• [Work to complete]: Can you transcribe every line exactly and leave the pictures behind?
** start Task data **
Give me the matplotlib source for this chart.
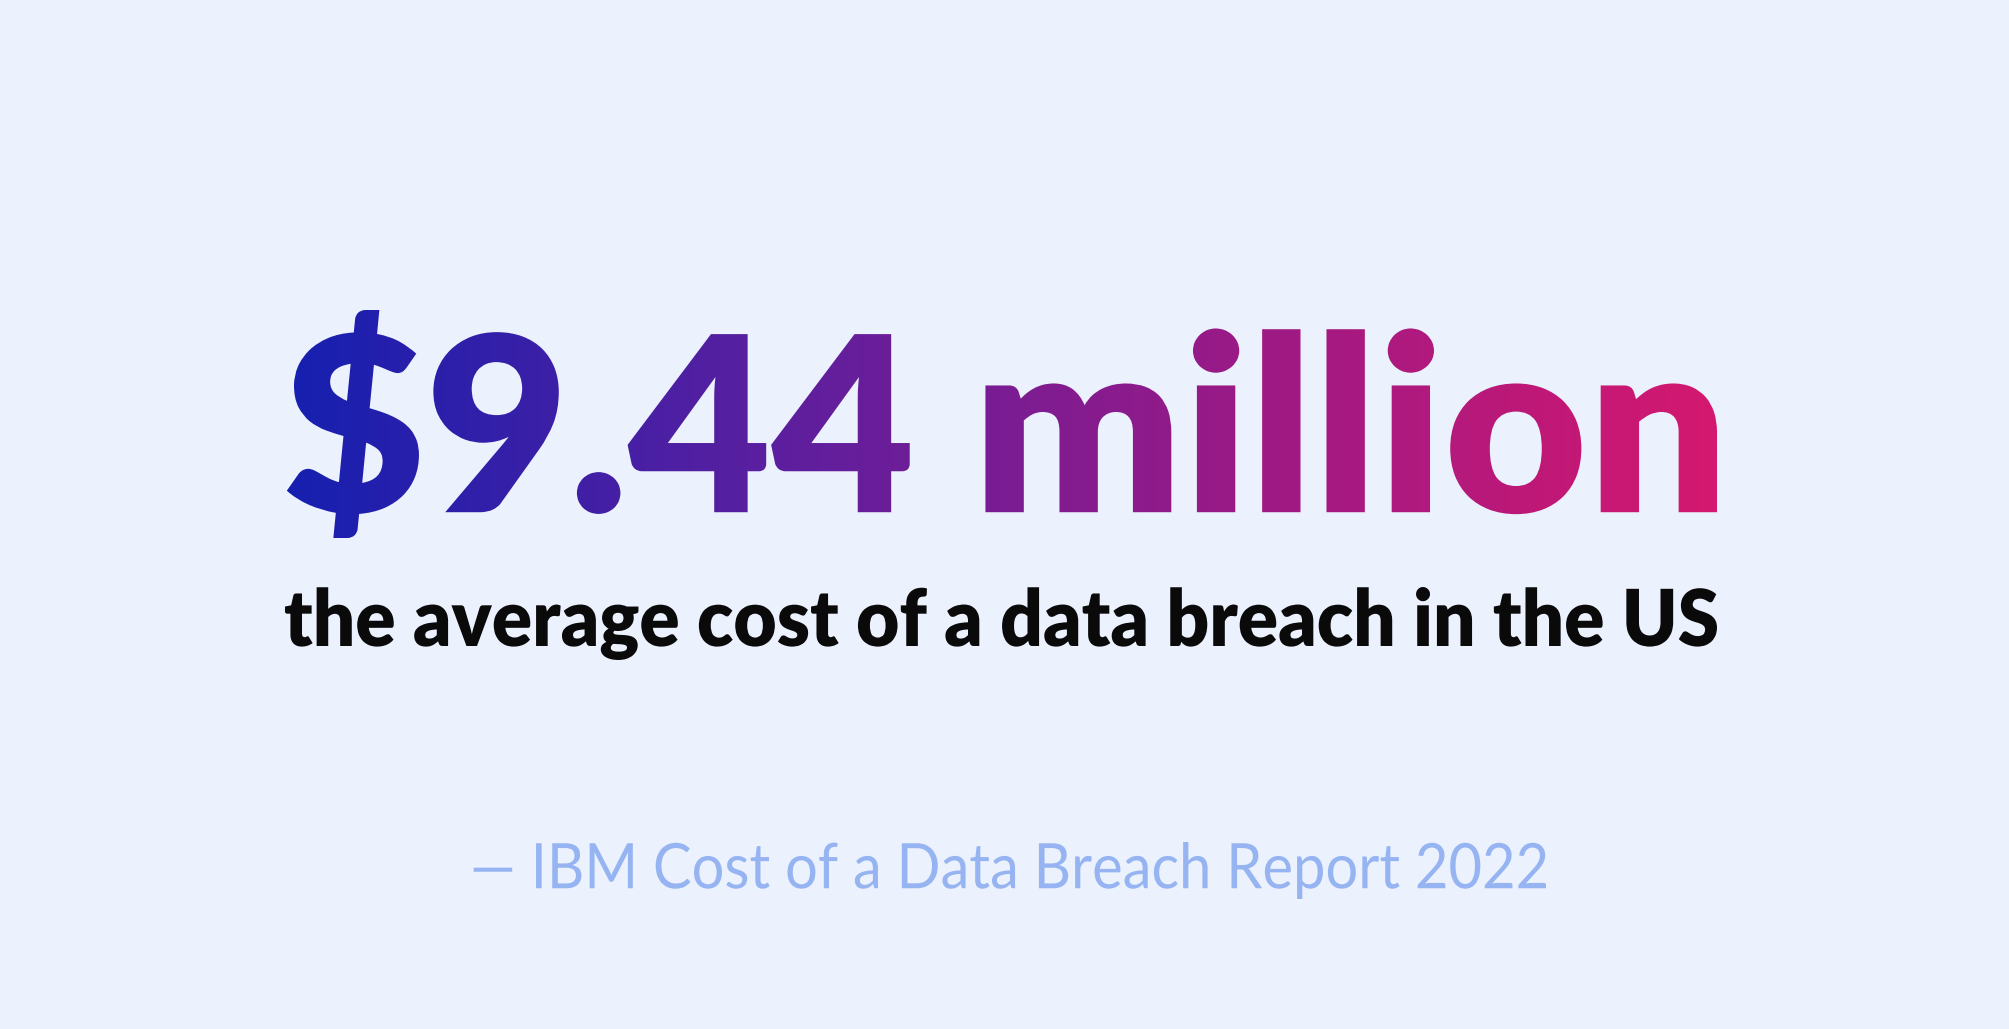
import numpy as np
import matplotlib
matplotlib.use("Agg")
import matplotlib.pyplot as plt
from matplotlib.textpath import TextPath
from matplotlib.font_manager import FontProperties
from matplotlib.patches import PathPatch
from matplotlib.path import Path
from matplotlib.colors import LinearSegmentedColormap

headline = "$9.44 million"
subtitle = "the average cost of a data breach in the US"
source = "— IBM Cost of a Data Breach Report 2022"

W, H = 2009, 1029
fig = plt.figure(figsize=(W/100, H/100), dpi=100)
fig.patch.set_facecolor("#ebf1fd")
ax = fig.add_axes([0, 0, 1, 1])
ax.set_xlim(0, W); ax.set_ylim(H, 0); ax.axis("off")

def fitted(text, fp, x0, x1, ytop, ybot):
    tp = TextPath((0, 0), text, size=100, prop=fp)
    v = tp.vertices.copy()
    mn, mx = v.min(0), v.max(0)
    sx = (x1 - x0) / (mx[0] - mn[0])
    sy = (ybot - ytop) / (mx[1] - mn[1])
    nv = np.empty_like(v)
    nv[:, 0] = x0 + (v[:, 0] - mn[0]) * sx
    nv[:, 1] = ybot - (v[:, 1] - mn[1]) * sy
    return Path(nv, tp.codes)

# headline with gradient
p = fitted(headline, FontProperties(family="Lato", weight="heavy"), 282, 1717, 310, 538)
cmap = LinearSegmentedColormap.from_list("g", ["#1520b0", "#5a1fa0", "#9a1a86", "#d4186f"])
grad = np.linspace(0, 1, 512)[None, :]
im = ax.imshow(grad, cmap=cmap, extent=(282, 1717, 538, 310), aspect="auto", zorder=2)
patch = PathPatch(p, facecolor="none", edgecolor="none")
ax.add_patch(patch)
im.set_clip_path(patch)
ax.set_xlim(0, W); ax.set_ylim(H, 0)

p2 = fitted(subtitle, FontProperties(family="Lato", weight="heavy"), 284, 1717, 587, 660)
ax.add_patch(PathPatch(p2, facecolor="#0a0a0a", edgecolor="none", zorder=3))

p3 = fitted(source, FontProperties(family="Lato", weight="normal"), 470, 1546, 842, 899)
ax.add_patch(PathPatch(p3, facecolor="#96b4f2", edgecolor="none", zorder=3))

fig.savefig("out.png", dpi=100, facecolor=fig.get_facecolor())
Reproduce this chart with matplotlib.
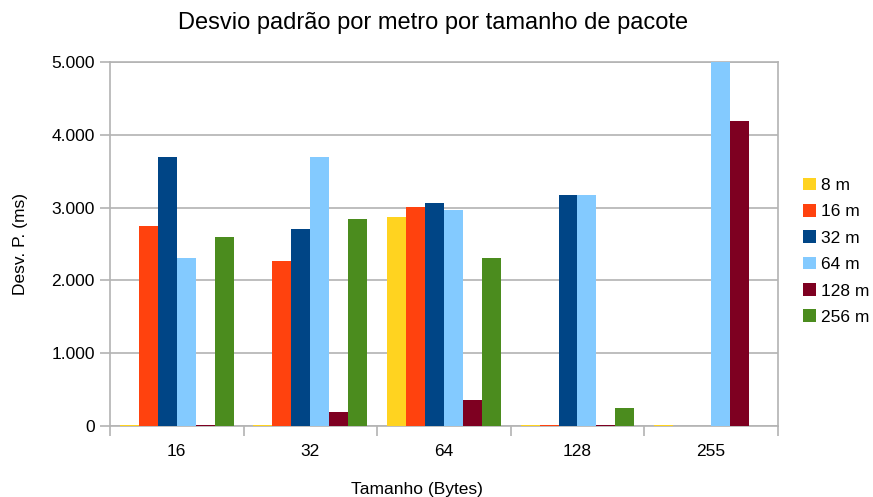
** end Task data **
• [Result below]:
Give me the matplotlib source for this chart.
import numpy as np
import matplotlib
matplotlib.use("Agg")
import matplotlib.pyplot as plt
from matplotlib.textpath import TextPath
from matplotlib.font_manager import FontProperties
from matplotlib.patches import PathPatch
from matplotlib.path import Path
from matplotlib.colors import LinearSegmentedColormap

headline = "$9.44 million"
subtitle = "the average cost of a data breach in the US"
source = "— IBM Cost of a Data Breach Report 2022"

W, H = 2009, 1029
fig = plt.figure(figsize=(W/100, H/100), dpi=100)
fig.patch.set_facecolor("#ebf1fd")
ax = fig.add_axes([0, 0, 1, 1])
ax.set_xlim(0, W); ax.set_ylim(H, 0); ax.axis("off")

def fitted(text, fp, x0, x1, ytop, ybot):
    tp = TextPath((0, 0), text, size=100, prop=fp)
    v = tp.vertices.copy()
    mn, mx = v.min(0), v.max(0)
    sx = (x1 - x0) / (mx[0] - mn[0])
    sy = (ybot - ytop) / (mx[1] - mn[1])
    nv = np.empty_like(v)
    nv[:, 0] = x0 + (v[:, 0] - mn[0]) * sx
    nv[:, 1] = ybot - (v[:, 1] - mn[1]) * sy
    return Path(nv, tp.codes)

# headline with gradient
p = fitted(headline, FontProperties(family="Lato", weight="heavy"), 282, 1717, 310, 538)
cmap = LinearSegmentedColormap.from_list("g", ["#1520b0", "#5a1fa0", "#9a1a86", "#d4186f"])
grad = np.linspace(0, 1, 512)[None, :]
im = ax.imshow(grad, cmap=cmap, extent=(282, 1717, 538, 310), aspect="auto", zorder=2)
patch = PathPatch(p, facecolor="none", edgecolor="none")
ax.add_patch(patch)
im.set_clip_path(patch)
ax.set_xlim(0, W); ax.set_ylim(H, 0)

p2 = fitted(subtitle, FontProperties(family="Lato", weight="heavy"), 284, 1717, 587, 660)
ax.add_patch(PathPatch(p2, facecolor="#0a0a0a", edgecolor="none", zorder=3))

p3 = fitted(source, FontProperties(family="Lato", weight="normal"), 470, 1546, 842, 899)
ax.add_patch(PathPatch(p3, facecolor="#96b4f2", edgecolor="none", zorder=3))

fig.savefig("out.png", dpi=100, facecolor=fig.get_facecolor())
Reproduce this chart with matplotlib.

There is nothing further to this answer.